Jailed Iranian Nobel laureate Narges Mohammadi suffers major health setback: Lawyer
ERBIL, Kurdistan Region - Iranian Nobel Peace Prize Laureate Narges Mohammadi is in critical condition, her Paris-based lawyer warned on Tuesday, noting that the prominent rights activist and journalist might have suffered a heart attack in a prison in northwest Tehran.
“We are not just fighting for Narges’s freedom; we are fighting so that her heart continues to beat,” Chirinne Ardakani, told supporters at a press conference, adding that Mohammadi is “between life and death.”
According to her family, Mohammadi suffered a heart attack on March 24 and was hospitalized on May 1 as her condition rapidly worsened, as cited by French state media. Her lawyer said she has lost around 20 kilograms in prison, can barely speak, and is now “unrecognizable” following her latest arrest in December 2025.
The human rights defender has a history of serious health issues, including heart disease that required a stent in 2022, high blood pressure, and surgery in late 2024 to remove a potentially cancerous bone lesion from her right leg.
In a letter addressed to the Iranian judiciary on Friday, Amnesty International reported the “deliberate denial of timely and adequate specialized medical care” for Mohammadi’s heart condition, while also raising concerns about torture and ill-treatment in prison.

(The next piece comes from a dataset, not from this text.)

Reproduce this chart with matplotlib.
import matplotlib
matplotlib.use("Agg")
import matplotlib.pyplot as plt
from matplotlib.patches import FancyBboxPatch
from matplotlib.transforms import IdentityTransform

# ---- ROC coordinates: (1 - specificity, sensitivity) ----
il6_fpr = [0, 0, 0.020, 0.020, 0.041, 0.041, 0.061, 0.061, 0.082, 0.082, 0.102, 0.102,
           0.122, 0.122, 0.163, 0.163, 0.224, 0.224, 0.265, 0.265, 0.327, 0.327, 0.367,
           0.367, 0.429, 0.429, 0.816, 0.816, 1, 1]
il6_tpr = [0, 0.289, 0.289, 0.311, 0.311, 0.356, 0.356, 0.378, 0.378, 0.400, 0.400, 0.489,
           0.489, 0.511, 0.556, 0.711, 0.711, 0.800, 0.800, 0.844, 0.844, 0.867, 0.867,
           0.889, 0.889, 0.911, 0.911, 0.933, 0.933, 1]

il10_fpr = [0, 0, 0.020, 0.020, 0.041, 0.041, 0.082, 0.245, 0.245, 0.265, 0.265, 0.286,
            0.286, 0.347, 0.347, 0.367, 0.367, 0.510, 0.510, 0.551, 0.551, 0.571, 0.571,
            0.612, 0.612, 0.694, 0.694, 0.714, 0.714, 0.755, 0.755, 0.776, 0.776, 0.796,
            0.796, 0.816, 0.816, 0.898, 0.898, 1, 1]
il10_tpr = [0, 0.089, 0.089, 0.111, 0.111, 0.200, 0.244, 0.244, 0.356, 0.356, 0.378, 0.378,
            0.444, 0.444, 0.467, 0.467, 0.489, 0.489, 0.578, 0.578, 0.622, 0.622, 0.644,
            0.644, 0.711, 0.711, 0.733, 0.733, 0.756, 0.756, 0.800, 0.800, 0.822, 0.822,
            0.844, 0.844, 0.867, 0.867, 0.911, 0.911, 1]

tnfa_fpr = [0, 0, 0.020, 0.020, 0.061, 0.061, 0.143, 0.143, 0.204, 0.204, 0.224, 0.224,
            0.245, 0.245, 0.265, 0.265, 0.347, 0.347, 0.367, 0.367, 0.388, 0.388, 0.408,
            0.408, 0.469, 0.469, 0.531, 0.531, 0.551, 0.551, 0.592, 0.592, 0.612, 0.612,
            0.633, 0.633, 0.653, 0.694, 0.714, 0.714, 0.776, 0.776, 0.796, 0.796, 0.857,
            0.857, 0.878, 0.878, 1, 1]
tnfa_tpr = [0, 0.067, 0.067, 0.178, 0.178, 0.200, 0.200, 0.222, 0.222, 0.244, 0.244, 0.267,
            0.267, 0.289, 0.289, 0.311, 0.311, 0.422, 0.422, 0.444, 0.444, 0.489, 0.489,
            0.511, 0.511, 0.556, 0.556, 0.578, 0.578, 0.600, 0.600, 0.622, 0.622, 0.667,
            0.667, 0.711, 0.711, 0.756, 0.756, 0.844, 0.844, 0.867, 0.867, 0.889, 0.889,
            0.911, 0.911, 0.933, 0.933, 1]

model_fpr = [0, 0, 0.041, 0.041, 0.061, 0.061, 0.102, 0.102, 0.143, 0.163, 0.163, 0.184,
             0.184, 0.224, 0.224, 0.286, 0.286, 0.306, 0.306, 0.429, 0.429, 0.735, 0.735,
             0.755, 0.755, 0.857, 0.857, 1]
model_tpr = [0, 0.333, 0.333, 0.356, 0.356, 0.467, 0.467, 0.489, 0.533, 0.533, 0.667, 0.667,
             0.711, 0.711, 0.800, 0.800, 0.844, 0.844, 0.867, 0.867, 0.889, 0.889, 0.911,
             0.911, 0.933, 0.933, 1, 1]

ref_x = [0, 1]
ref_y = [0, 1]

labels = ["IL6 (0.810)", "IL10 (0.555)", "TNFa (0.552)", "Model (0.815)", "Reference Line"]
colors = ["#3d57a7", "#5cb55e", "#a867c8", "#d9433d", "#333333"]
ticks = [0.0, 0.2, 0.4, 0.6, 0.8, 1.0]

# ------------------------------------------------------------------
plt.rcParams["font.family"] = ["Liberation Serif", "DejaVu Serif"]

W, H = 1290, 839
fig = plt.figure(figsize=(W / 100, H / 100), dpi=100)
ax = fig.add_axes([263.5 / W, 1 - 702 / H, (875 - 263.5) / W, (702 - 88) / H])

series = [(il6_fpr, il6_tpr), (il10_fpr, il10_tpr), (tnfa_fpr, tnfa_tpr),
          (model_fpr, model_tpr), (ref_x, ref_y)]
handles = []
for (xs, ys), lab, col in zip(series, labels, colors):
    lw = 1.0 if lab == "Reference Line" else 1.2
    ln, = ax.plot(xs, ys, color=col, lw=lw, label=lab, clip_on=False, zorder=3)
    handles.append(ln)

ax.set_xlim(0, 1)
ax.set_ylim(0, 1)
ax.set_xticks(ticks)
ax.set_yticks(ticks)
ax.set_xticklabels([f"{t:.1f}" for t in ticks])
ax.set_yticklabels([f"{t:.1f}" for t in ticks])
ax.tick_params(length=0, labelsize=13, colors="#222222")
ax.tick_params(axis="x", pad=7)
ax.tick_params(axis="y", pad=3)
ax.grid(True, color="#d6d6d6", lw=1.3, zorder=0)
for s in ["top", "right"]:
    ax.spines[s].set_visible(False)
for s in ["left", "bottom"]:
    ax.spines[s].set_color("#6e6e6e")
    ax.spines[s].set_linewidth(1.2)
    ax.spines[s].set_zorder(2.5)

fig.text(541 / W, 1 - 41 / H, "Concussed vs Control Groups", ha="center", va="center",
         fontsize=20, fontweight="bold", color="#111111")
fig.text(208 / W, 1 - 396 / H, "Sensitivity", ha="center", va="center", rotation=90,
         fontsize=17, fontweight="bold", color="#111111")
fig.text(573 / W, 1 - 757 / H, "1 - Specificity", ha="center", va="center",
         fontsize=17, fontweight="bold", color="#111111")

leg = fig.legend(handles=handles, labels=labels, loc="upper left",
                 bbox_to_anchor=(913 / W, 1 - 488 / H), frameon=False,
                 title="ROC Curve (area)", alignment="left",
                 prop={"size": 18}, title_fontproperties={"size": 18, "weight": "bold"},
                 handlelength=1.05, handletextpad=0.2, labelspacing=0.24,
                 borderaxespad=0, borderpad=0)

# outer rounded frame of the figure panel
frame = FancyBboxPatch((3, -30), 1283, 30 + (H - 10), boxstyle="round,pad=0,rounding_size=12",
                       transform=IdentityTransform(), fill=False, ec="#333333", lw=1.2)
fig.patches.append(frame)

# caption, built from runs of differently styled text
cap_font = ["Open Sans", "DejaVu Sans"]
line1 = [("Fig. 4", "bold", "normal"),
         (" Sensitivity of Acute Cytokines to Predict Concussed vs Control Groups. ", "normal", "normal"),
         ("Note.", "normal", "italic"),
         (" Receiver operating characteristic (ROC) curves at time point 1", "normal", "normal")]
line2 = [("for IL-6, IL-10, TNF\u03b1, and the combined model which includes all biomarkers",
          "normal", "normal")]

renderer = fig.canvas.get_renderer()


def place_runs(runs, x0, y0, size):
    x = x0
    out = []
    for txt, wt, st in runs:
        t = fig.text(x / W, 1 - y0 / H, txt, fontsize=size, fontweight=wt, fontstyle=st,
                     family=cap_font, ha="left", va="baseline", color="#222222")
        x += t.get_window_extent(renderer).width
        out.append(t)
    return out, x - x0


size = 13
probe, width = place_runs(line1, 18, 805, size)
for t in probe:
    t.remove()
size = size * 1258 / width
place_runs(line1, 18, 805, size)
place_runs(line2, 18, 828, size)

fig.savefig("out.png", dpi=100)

“We have never been so afraid for Narges’s life; she could leave us at any moment,” her lawyer said on Tuesday.
Mohammadi, 54, was awarded the Nobel Peace Prize in 2023 for her outspoken activism against systemic violence against women and her opposition to the death penalty in Iran.
She is currently serving overlapping sentences totaling more than 31 years on charges including “propaganda against the state” and “threatening national security.” According to the Free Narges Coalition - an international alliance pressing for her release - Mohammadi has been arrested 13 times and convicted five times.
Mohammadi’s husband and twin teenage children live in Paris. Her lawyer also urged the French government to take a firmer stance regarding her case.